"""

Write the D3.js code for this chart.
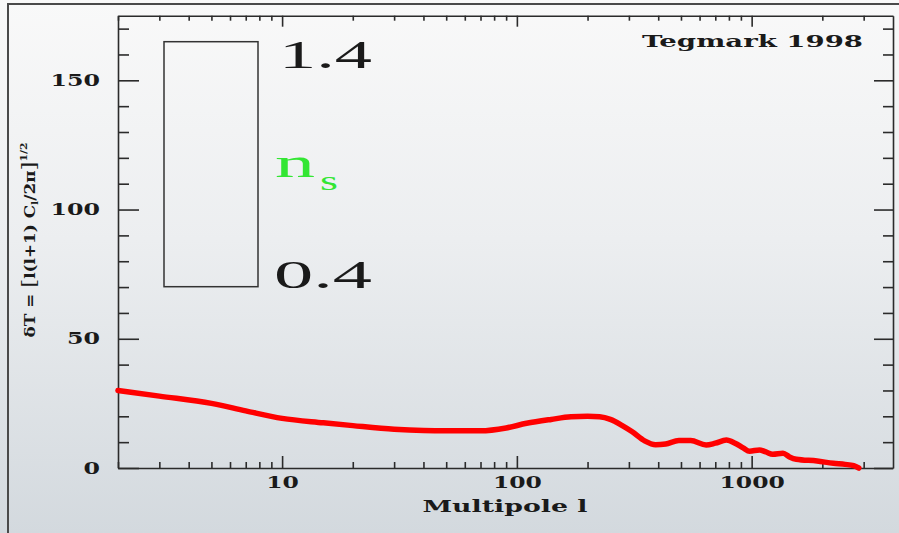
<!DOCTYPE html>
<html>
<head>
<meta charset="utf-8">
<script src="https://cdn.jsdelivr.net/npm/d3@7"></script>
<style>
  html, body { margin: 0; padding: 0; background: #eef0f2; }
  svg { display: block; }
</style>
</head>
<body>
<script>
// CMB temperature power spectrum, Tegmark 1998
const multipole = [2, 3, 5, 7, 10, 15, 20, 30, 40, 50, 70, 90, 110, 140, 170, 200, 225, 250, 280, 310,
                   350, 390, 430, 490, 550, 640, 700, 780, 850, 920, 980, 1080, 1150, 1230, 1360, 1450,
                   1550, 1900, 2230, 2500, 2720, 2860];
const deltaT    = [30, 27.8, 25, 22.1, 19.2, 17.5, 16.4, 15.0, 14.5, 14.4, 14.4, 15.5, 17.3, 18.8, 19.8, 20.0, 19.8, 18.8, 16.5, 14.0,
                   10.5, 9.0, 9.3, 10.6, 10.6, 8.9, 9.6, 10.8, 9.6, 7.8, 6.5, 7.0, 6.2, 5.3, 5.7, 4.3,
                   3.4, 2.7, 1.8, 1.4, 0.9, 0.0];

const yMajorTicks = [0, 50, 100, 150];
const yMinorTicks = [10, 20, 30, 40, 60, 70, 80, 90, 110, 120, 130, 140, 160, 170];
const xMajorTicks = [10, 100, 1000];
const xMinorTicks = [2, 3, 4, 5, 6, 7, 8, 9, 20, 30, 40, 50, 60, 70, 80, 90,
                     200, 300, 400, 500, 600, 700, 800, 900, 2000, 3000];

const nsRange = ["1.4", "0.4"];
const credit = "Tegmark 1998";
const xTitle = "Multipole l";

const W = 899, H = 533;
const box = { left: 118, right: 893, top: 15.7, bottom: 468 };

const svg = d3.select("body").append("svg").attr("width", W).attr("height", H);

const defs = svg.append("defs");
const grad = defs.append("linearGradient").attr("id", "bg").attr("x1", 0).attr("y1", 0).attr("x2", 0).attr("y2", 1);
grad.append("stop").attr("offset", "0%").attr("stop-color", "#f9f9f9");
grad.append("stop").attr("offset", "45%").attr("stop-color", "#eceef0");
grad.append("stop").attr("offset", "100%").attr("stop-color", "#d3d9de");
svg.append("rect").attr("width", W).attr("height", H).attr("fill", "url(#bg)");

// outer frame (top and left edges)
svg.append("path").attr("d", `M8,${H} L8,4 L${W},4`).attr("fill", "none")
  .attr("stroke", "#4a4a4a").attr("stroke-width", 2);

const x = d3.scaleLog().domain([2, 4000]).range([box.left, box.right]);
const y = d3.scaleLinear().domain([0, 175]).range([box.bottom, box.top]);

const axisColor = "#2b2b2b";
const tickFont = "'DejaVu Serif', serif";

function styleAxis(g) {
  g.selectAll("path, line").attr("stroke", axisColor).attr("stroke-width", 1.6);
}

// left axis
const gl = svg.append("g").attr("transform", `translate(${box.left},0)`);
gl.call(d3.axisLeft(y).tickValues(yMajorTicks).tickSize(-21).tickSizeOuter(0).tickPadding(18)
  .tickFormat(d3.format("d")));
gl.append("g").call(d3.axisLeft(y).tickValues(yMinorTicks).tickSize(-11).tickFormat(""))
  .select(".domain").remove();
styleAxis(gl);
gl.selectAll("text").attr("font-family", tickFont).attr("font-weight", "bold")
  .attr("font-size", 16).attr("fill", "#1a1a1a")
  .attr("textLength", d => String(d).length * 16.5).attr("lengthAdjust", "spacingAndGlyphs");

// right axis
const gr = svg.append("g").attr("transform", `translate(${box.right},0)`);
gr.call(d3.axisRight(y).tickValues(yMajorTicks).tickSize(-19).tickSizeOuter(0).tickFormat(""));
gr.append("g").call(d3.axisRight(y).tickValues(yMinorTicks).tickSize(-10).tickFormat(""))
  .select(".domain").remove();
styleAxis(gr);

// bottom axis
const gb = svg.append("g").attr("transform", `translate(0,${box.bottom})`);
gb.call(d3.axisBottom(x).tickValues(xMajorTicks).tickSize(-12).tickSizeOuter(0).tickPadding(9)
  .tickFormat(d3.format("d")));
gb.append("g").call(d3.axisBottom(x).tickValues(xMinorTicks).tickSize(-6).tickFormat(""))
  .select(".domain").remove();
styleAxis(gb);
gb.selectAll("text").attr("font-family", tickFont).attr("font-weight", "bold")
  .attr("font-size", 16).attr("fill", "#1a1a1a")
  .attr("textLength", d => String(d).length * 16.3).attr("lengthAdjust", "spacingAndGlyphs");

// top axis
const gt = svg.append("g").attr("transform", `translate(0,${box.top})`);
gt.call(d3.axisTop(x).tickValues(xMajorTicks).tickSize(-11).tickSizeOuter(0).tickFormat(""));
gt.append("g").call(d3.axisTop(x).tickValues(xMinorTicks).tickSize(-5).tickFormat(""))
  .select(".domain").remove();
styleAxis(gt);

// axis titles
svg.append("text").attr("x", 505).attr("y", 512).attr("text-anchor", "middle")
  .attr("font-family", tickFont).attr("font-weight", "bold").attr("font-size", 16)
  .attr("fill", "#1a1a1a").attr("textLength", 165).attr("lengthAdjust", "spacingAndGlyphs")
  .text(xTitle);

const yl = svg.append("text").attr("transform", "translate(35,240) rotate(-90)")
  .attr("text-anchor", "middle").attr("font-family", tickFont).attr("font-weight", "bold")
  .attr("font-size", 14).attr("fill", "#1a1a1a")
  .attr("textLength", 195).attr("lengthAdjust", "spacingAndGlyphs");
yl.append("tspan").text("δT = ");
yl.append("tspan").attr("font-size", 19).attr("font-weight", "normal").text("[");
yl.append("tspan").text("l(l+1) C");
yl.append("tspan").attr("font-size", 9).attr("dy", 3).text("l");
yl.append("tspan").attr("dy", -3).text("/2π");
yl.append("tspan").attr("font-size", 19).attr("font-weight", "normal").text("]");
yl.append("tspan").attr("font-size", 9).attr("dy", -8).text("1/2");

// credit
svg.append("text").attr("x", 642).attr("y", 47).attr("font-family", tickFont)
  .attr("font-weight", "bold").attr("font-size", 17).attr("fill", "#1a1a1a")
  .attr("textLength", 221).attr("lengthAdjust", "spacingAndGlyphs").text(credit);

// n_s colour key
svg.append("rect").attr("x", 164).attr("y", 41.7).attr("width", 94).attr("height", 245)
  .attr("fill", "none").attr("stroke", "#333").attr("stroke-width", 1.5);
const keyFont = "'Liberation Serif', 'Times New Roman', serif";
svg.append("text").attr("x", 279).attr("y", 68).attr("font-family", keyFont).attr("font-size", 39)
  .attr("fill", "#1a1a1a").attr("textLength", 93).attr("lengthAdjust", "spacingAndGlyphs").text(nsRange[0]);
svg.append("text").attr("x", 274).attr("y", 288).attr("font-family", keyFont).attr("font-size", 39)
  .attr("fill", "#1a1a1a").attr("textLength", 98).attr("lengthAdjust", "spacingAndGlyphs").text(nsRange[1]);
svg.append("text").attr("x", 275).attr("y", 177).attr("font-family", keyFont).attr("font-size", 39)
  .attr("fill", "#33e633").attr("textLength", 40).attr("lengthAdjust", "spacingAndGlyphs").text("n");
svg.append("text").attr("x", 320).attr("y", 190).attr("font-family", keyFont).attr("font-size", 27)
  .attr("fill", "#33e633").attr("textLength", 18).attr("lengthAdjust", "spacingAndGlyphs").text("s");

// spectrum
const pts = multipole.map((l, i) => [l, deltaT[i]]);
svg.append("path").datum(pts)
  .attr("d", d3.line().x(d => x(d[0])).y(d => y(d[1])).curve(d3.curveMonotoneX))
  .attr("fill", "none").attr("stroke", "#ff0000").attr("stroke-width", 5.5)
  .attr("stroke-linejoin", "round").attr("stroke-linecap", "round");
</script>
</body>
</html>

"""

> **What needs to be done**: Transcribe the opening line of the listing above, please, and every line after it through the line with "3.4, 2.7, 1.8, 1.4, 0.9, 0.0];", word for word, without pictures.

> **Problem solution**:
Write the D3.js code for this chart.
<!DOCTYPE html>
<html>
<head>
<meta charset="utf-8">
<script src="https://cdn.jsdelivr.net/npm/d3@7"></script>
<style>
  html, body { margin: 0; padding: 0; background: #eef0f2; }
  svg { display: block; }
</style>
</head>
<body>
<script>
// CMB temperature power spectrum, Tegmark 1998
const multipole = [2, 3, 5, 7, 10, 15, 20, 30, 40, 50, 70, 90, 110, 140, 170, 200, 225, 250, 280, 310,
                   350, 390, 430, 490, 550, 640, 700, 780, 850, 920, 980, 1080, 1150, 1230, 1360, 1450,
                   1550, 1900, 2230, 2500, 2720, 2860];
const deltaT    = [30, 27.8, 25, 22.1, 19.2, 17.5, 16.4, 15.0, 14.5, 14.4, 14.4, 15.5, 17.3, 18.8, 19.8, 20.0, 19.8, 18.8, 16.5, 14.0,
                   10.5, 9.0, 9.3, 10.6, 10.6, 8.9, 9.6, 10.8, 9.6, 7.8, 6.5, 7.0, 6.2, 5.3, 5.7, 4.3,
                   3.4, 2.7, 1.8, 1.4, 0.9, 0.0];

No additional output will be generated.